Goal:
Pull every line containing "this" out of the material below.
───── Given entries
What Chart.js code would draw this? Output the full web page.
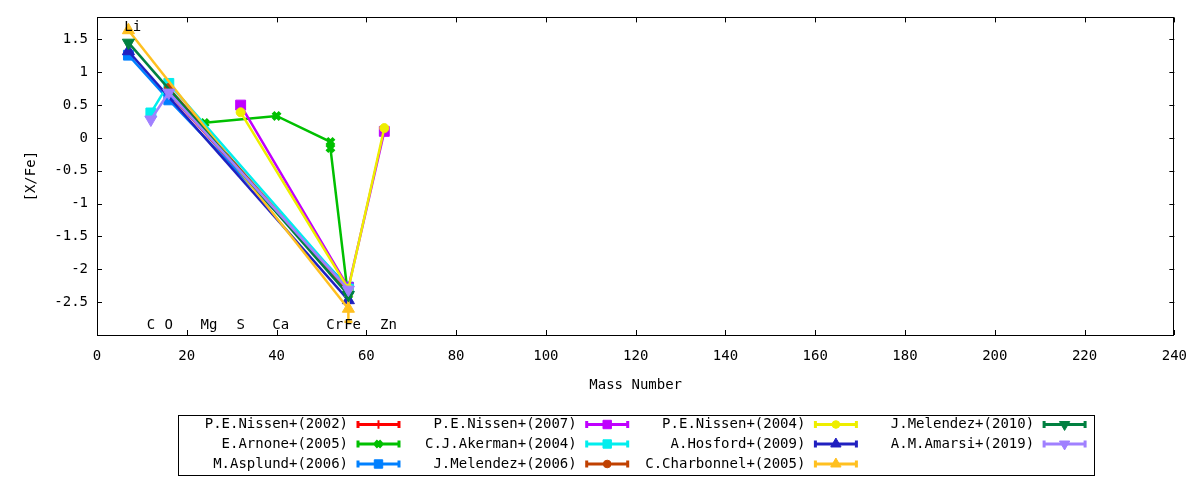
<!DOCTYPE html>
<html><head><meta charset="utf-8">
<script src="https://cdn.jsdelivr.net/npm/chart.js@4/dist/chart.umd.min.js"></script>
<style>html,body{margin:0;padding:0;background:#fff;}#wrap{width:1200px;height:480px;}</style>
</head><body><div id="wrap"><canvas id="c" width="1200" height="480"></canvas></div>
<script>
// ---- data ----
const seriesLabels = ['P.E.Nissen+(2002)','E.Arnone+(2005)','M.Asplund+(2006)','P.E.Nissen+(2007)',
  'C.J.Akerman+(2004)','J.Melendez+(2006)','P.E.Nissen+(2004)','A.Hosford+(2009)',
  'C.Charbonnel+(2005)','J.Melendez+(2010)','A.M.Amarsi+(2019)'];

const nissen2002Mass = [16, 56];          const nissen2002Val = [0.68, -2.33];   const nissen2002Err = [0, 0];
const arnone2005Mass = [24, 40, 52, 52, 56]; const arnone2005Val = [0.23, 0.335, -0.06, -0.155, -2.45]; const arnone2005Err = [0, 0, 0, 0, 0];
const asplund2006Mass = [7, 16, 56];      const asplund2006Val = [1.26, 0.58, -2.27]; const asplund2006Err = [0, 0, 0];
const nissen2007Mass = [32, 56, 64];      const nissen2007Val = [0.50, -2.28, 0.10]; const nissen2007Err = [0, 0, 0];
const akerman2004Mass = [12, 16, 56];     const akerman2004Val = [0.38, 0.83, -2.30]; const akerman2004Err = [0, 0, 0];
const melendez2006Mass = [16, 56];        const melendez2006Val = [0.76, -2.35]; const melendez2006Err = [0, 0];
const nissen2004Mass = [32, 56, 64];      const nissen2004Val = [0.39, -2.30, 0.15]; const nissen2004Err = [0, 0, 0];
const hosford2009Mass = [7, 56];          const hosford2009Val = [1.32, -2.47]; const hosford2009Err = [0, 0];
const charbonnel2005Mass = [7, 56];       const charbonnel2005Val = [1.64, -2.60]; const charbonnel2005Err = [0, 0.2];
const melendez2010Mass = [7, 56];         const melendez2010Val = [1.45, -2.39]; const melendez2010Err = [0, 0];
const amarsi2019Mass = [12, 16, 56];      const amarsi2019Val = [0.28, 0.69, -2.31]; const amarsi2019Err = [0, 0, 0];

const elementNames = ['Li','C','O','Mg','S','Ca','Cr','Fe','Zn'];
const elementMass  = [7, 12, 16, 24, 32, 40, 52, 56, 64];
const elementLabelY = [1.68, -2.86, -2.86, -2.86, -2.86, -2.86, -2.86, -2.86, -2.86];

const xTickValues = [0,20,40,60,80,100,120,140,160,180,200,220,240];
const yTickValues = [1.5,1,0.5,0,-0.5,-1,-1.5,-2,-2.5];

// ---- styles ----
const seriesMass = [nissen2002Mass, arnone2005Mass, asplund2006Mass, nissen2007Mass, akerman2004Mass, melendez2006Mass, nissen2004Mass, hosford2009Mass, charbonnel2005Mass, melendez2010Mass, amarsi2019Mass];
const seriesVal = [nissen2002Val, arnone2005Val, asplund2006Val, nissen2007Val, akerman2004Val, melendez2006Val, nissen2004Val, hosford2009Val, charbonnel2005Val, melendez2010Val, amarsi2019Val];
const seriesErr = [nissen2002Err, arnone2005Err, asplund2006Err, nissen2007Err, akerman2004Err, melendez2006Err, nissen2004Err, hosford2009Err, charbonnel2005Err, melendez2010Err, amarsi2019Err];
const seriesColors = ['#ff0000','#00c000','#0080ff','#c000ff','#00eeee','#c04000','#eeee00','#2020c0','#ffc020','#008040','#a080ff'];
const seriesStyles = ['cross','crossRot','rect','rect','rect','circle','circle','triangle','triangle','triangle','triangle'];
const seriesRot = [0,0,0,0,0,0,0,0,0,180,180];
const seriesRadius = [5,5,7,7,7,4.5,4.5,7,7,7,7];
const seriesPtBorder = [2,4,1,1,1,1,1,1,1,1,1];

const FONT = {family:'DejaVu Sans Mono', size:14};

const datasets = seriesLabels.map((lab,i)=>({
  label: lab,
  data: seriesMass[i].map((m,j)=>({x:m, y:seriesVal[i][j]})),
  borderColor: seriesColors[i],
  backgroundColor: seriesColors[i],
  borderWidth: 2.5,
  pointStyle: seriesStyles[i],
  pointRotation: seriesRot[i],
  pointRadius: seriesRadius[i],
  pointBorderWidth: seriesPtBorder[i],
  pointBackgroundColor: seriesColors[i],
  pointBorderColor: seriesColors[i],
  tension: 0,
  order: seriesLabels.length - i
}));

function drawMarker(ctx, i, x, y){
  ctx.save();
  ctx.fillStyle = seriesColors[i];
  ctx.strokeStyle = seriesColors[i];
  ctx.lineWidth = seriesPtBorder[i];
  Chart.helpers.drawPoint(ctx, {pointStyle:seriesStyles[i], rotation:seriesRot[i], radius:seriesRadius[i]*0.85, borderWidth:seriesPtBorder[i]}, x, y);
  ctx.restore();
}

const errorBarPlugin = {
  id:'errbars',
  afterDatasetDraw(chart, args){
    const i = args.index, meta = args.meta, ctx = chart.ctx, ys = chart.scales.y;
    ctx.save();
    ctx.strokeStyle = seriesColors[i];
    ctx.lineWidth = 2.5;
    meta.data.forEach((pt,j)=>{
      const e = seriesErr[i][j];
      if (!e) return;
      const v = seriesVal[i][j];
      const y1 = ys.getPixelForValue(v+e), y2 = ys.getPixelForValue(v-e);
      ctx.beginPath();
      ctx.moveTo(pt.x, y1); ctx.lineTo(pt.x, y2);
      ctx.moveTo(pt.x-4, y1); ctx.lineTo(pt.x+4, y1);
      ctx.moveTo(pt.x-4, y2); ctx.lineTo(pt.x+4, y2);
      ctx.stroke();
    });
    ctx.restore();
  }
};

const framePlugin = {
  id:'frame',
  afterDraw(chart){
    const ctx = chart.ctx, a = chart.chartArea, xs = chart.scales.x, ys = chart.scales.y;
    ctx.save();
    ctx.strokeStyle = '#000'; ctx.lineWidth = 1;
    ctx.strokeRect(Math.round(a.left)+0.5, Math.round(a.top)+0.5, Math.round(a.right-a.left)-1, Math.round(a.bottom-a.top));
    ctx.beginPath();
    const L = 5;
    xTickValues.forEach(v=>{
      const x = Math.round(xs.getPixelForValue(v))+0.5;
      ctx.moveTo(x, a.bottom); ctx.lineTo(x, a.bottom-L);
      ctx.moveTo(x, a.top); ctx.lineTo(x, a.top+L);
    });
    yTickValues.forEach(v=>{
      const y = Math.round(ys.getPixelForValue(v))+0.5;
      ctx.moveTo(a.left, y); ctx.lineTo(a.left+L, y);
      ctx.moveTo(a.right, y); ctx.lineTo(a.right-L, y);
    });
    ctx.stroke();
    // element labels
    ctx.font = '14px "DejaVu Sans Mono"';
    ctx.fillStyle = '#000';
    ctx.textAlign = 'left';
    ctx.textBaseline = 'middle';
    elementNames.forEach((n,k)=>{
      const cw = ctx.measureText(n[0]).width;
      ctx.fillText(n, xs.getPixelForValue(elementMass[k]) - cw/2, ys.getPixelForValue(elementLabelY[k]));
    });
    // legend
    ctx.strokeStyle = '#000'; ctx.lineWidth = 1;
    ctx.strokeRect(178.5, 415.5, 916, 60);
    const rowsY = [424.5, 444, 464];
    chart.data.datasets.forEach((ds,i)=>{
      const col = Math.floor(i/3), row = i%3;
      const x0 = 357 + col*228.7, x1 = x0 + 43, y = rowsY[row];
      ctx.fillStyle = '#000';
      ctx.textAlign = 'right';
      ctx.fillText(ds.label, x0 - 9, y);
      ctx.strokeStyle = seriesColors[i];
      ctx.lineWidth = 3;
      ctx.beginPath();
      ctx.moveTo(x0, y); ctx.lineTo(x1, y);
      ctx.moveTo(x0+1, y-3.5); ctx.lineTo(x0+1, y+3.5);
      ctx.moveTo(x1-1, y-3.5); ctx.lineTo(x1-1, y+3.5);
      ctx.stroke();
      drawMarker(ctx, i, (x0+x1)/2, y);
    });
    ctx.restore();
  }
};

new Chart(document.getElementById('c'), {
  type:'line',
  data:{datasets},
  options:{
    responsive:false, animation:false, devicePixelRatio:1,
    layout:{padding:{left:0,right:23,top:17,bottom:0}},
    plugins:{legend:{display:false}, tooltip:{enabled:false}},
    scales:{
      x:{
        type:'linear', min:0, max:240,
        afterBuildTicks: s=>{ s.ticks = xTickValues.map(v=>({value:v})); },
        afterFit: s=>{ s.height = 145; },
        ticks:{padding:13, font:FONT, color:'#000', maxRotation:0, autoSkip:false, callback:v=>String(v)},
        grid:{display:false, drawTicks:false},
        border:{display:false},
        title:{display:true, text:'Mass Number', font:FONT, color:'#000', padding:{top:0,bottom:86}}
      },
      y:{
        type:'linear', min:-3, max:1.835,
        afterBuildTicks: s=>{ s.ticks = yTickValues.map(v=>({value:v})); },
        afterFit: s=>{ s.width = 97; },
        ticks:{padding:9, font:FONT, color:'#000', autoSkip:false, callback:v=>String(v)},
        grid:{display:false, drawTicks:false},
        border:{display:false},
        title:{display:true, text:'[X/Fe]', font:FONT, color:'#000', padding:{top:23,bottom:0}}
      }
    }
  },
  plugins:[errorBarPlugin, framePlugin]
});
</script></body></html>
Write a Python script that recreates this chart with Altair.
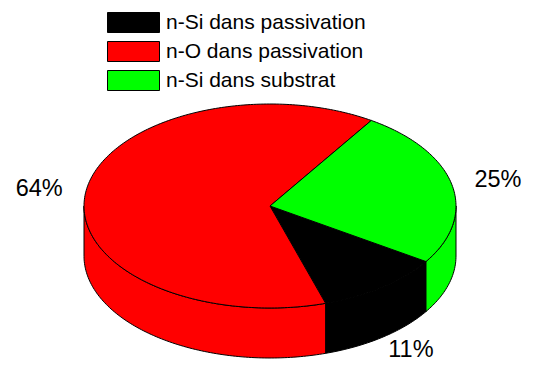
import math
import altair as alt
import pandas as pd

labels = ["n-Si dans passivation", "n-O dans passivation", "n-Si dans substrat"]
shares = [11, 64, 25]
colors = ["#000000", "#ff0000", "#00ff00"]
pct_labels = ["11%", "64%", "25%"]

MARGIN = 8
W, H = 534 - 2 * MARGIN, 369 - 2 * MARGIN
CX, CY, RX, RY, DEPTH = 270, 206, 186, 102, 50
START = -72.6   # boundary between the black and red slices, degrees
LRX, LRY = 233, 125
LABEL_DROP = 44  # front labels sit below the wall, kept inside the drawing area


def ex(t):
    return CX + RX * math.cos(math.radians(t))


def ey(t):
    return CY - RY * math.sin(math.radians(t))


# clockwise order in the picture: green -> black -> red
black_top = START + shares[0] * 3.6
bounds = {
    labels[0]: (black_top, START),
    labels[1]: (START, START - shares[1] * 3.6),
    labels[2]: (black_top + shares[2] * 3.6, black_top),
}

top, side, text = [], [], []
for name, pct in zip(labels, pct_labels):
    a0, a1 = bounds[name]
    n = max(2, int(abs(a0 - a1)))
    pts = [a0 + (a1 - a0) * i / n for i in range(n + 1)]
    outline = [(CX, CY)] + [(ex(t), ey(t)) for t in pts] + [(CX, CY)]
    for k, (x, y) in enumerate(outline):
        top.append(dict(name=name, x=x, y=y, k=k))
    # front wall: the slice's rim on the lower half, including the exact extremes
    front = sorted(
        {t for t in pts if math.sin(math.radians(t)) <= 0}
        | {t for t in (0, -180) if min(a0, a1) <= t <= max(a0, a1)},
        reverse=True,
    )
    if front:
        wall = [(ex(t), ey(t)) for t in front] + [(ex(t), ey(t) + DEPTH) for t in reversed(front)]
        wall.append(wall[0])
        for j, (x, y) in enumerate(wall):
            side.append(dict(name=name, x=x, y=y, k=j))
    mid = (a0 + a1) / 2
    lx = CX + LRX * math.cos(math.radians(mid))
    ly = CY - LRY * math.sin(math.radians(mid))
    if math.sin(math.radians(mid)) < -0.5:
        ly += LABEL_DROP
    text.append(dict(pct=pct, x=lx, y=ly))

xs = alt.Scale(domain=[MARGIN, MARGIN + W], range=[0, W], nice=False, zero=False)
ys = alt.Scale(domain=[MARGIN, MARGIN + H], range=[0, H], nice=False, zero=False)
col = alt.Color(
    "name:N",
    scale=alt.Scale(domain=labels, range=colors),
    legend=alt.Legend(
        title=None,
        orient="none",
        legendX=115,
        legendY=4,
        symbolType="M-2.6,-1H2.6V1H-2.6Z",
        symbolSize=400,
        symbolStrokeColor="black",
        symbolStrokeWidth=1,
        symbolOpacity=1,
        labelFont="Liberation Sans",
        labelFontSize=21,
        labelColor="black",
        labelOffset=22,
        rowPadding=4,
        labelLimit=300,
    ),
    sort=labels,
)


def shape(rows):
    return (
        alt.Chart(pd.DataFrame(rows))
        .mark_line(filled=True, stroke="black", strokeWidth=1, interpolate="linear", opacity=1)
        .encode(
            x=alt.X("x:Q", scale=xs, axis=None),
            y=alt.Y("y:Q", scale=ys, axis=None),
            order="k:Q",
            color=col,
            detail="name:N",
        )
    )


pct_layer = (
    alt.Chart(pd.DataFrame(text))
    .mark_text(font="Liberation Sans", fontSize=23.5, color="black", align="center", baseline="middle")
    .encode(x=alt.X("x:Q", scale=xs, axis=None), y=alt.Y("y:Q", scale=ys, axis=None), text="pct:N")
)

chart = (
    alt.layer(shape(side), shape(top), pct_layer)
    .properties(width=W, height=H, padding=0, background="white",
                autosize=alt.AutoSizeParams(type="none"))
    .configure_view(stroke=None)
)
chart.save("out.html", embed_options={"renderer": "svg", "actions": False})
──────────
Full solution:
What Chart.js code would draw this? Output the full web page.
Write a Python script that recreates this chart with Altair.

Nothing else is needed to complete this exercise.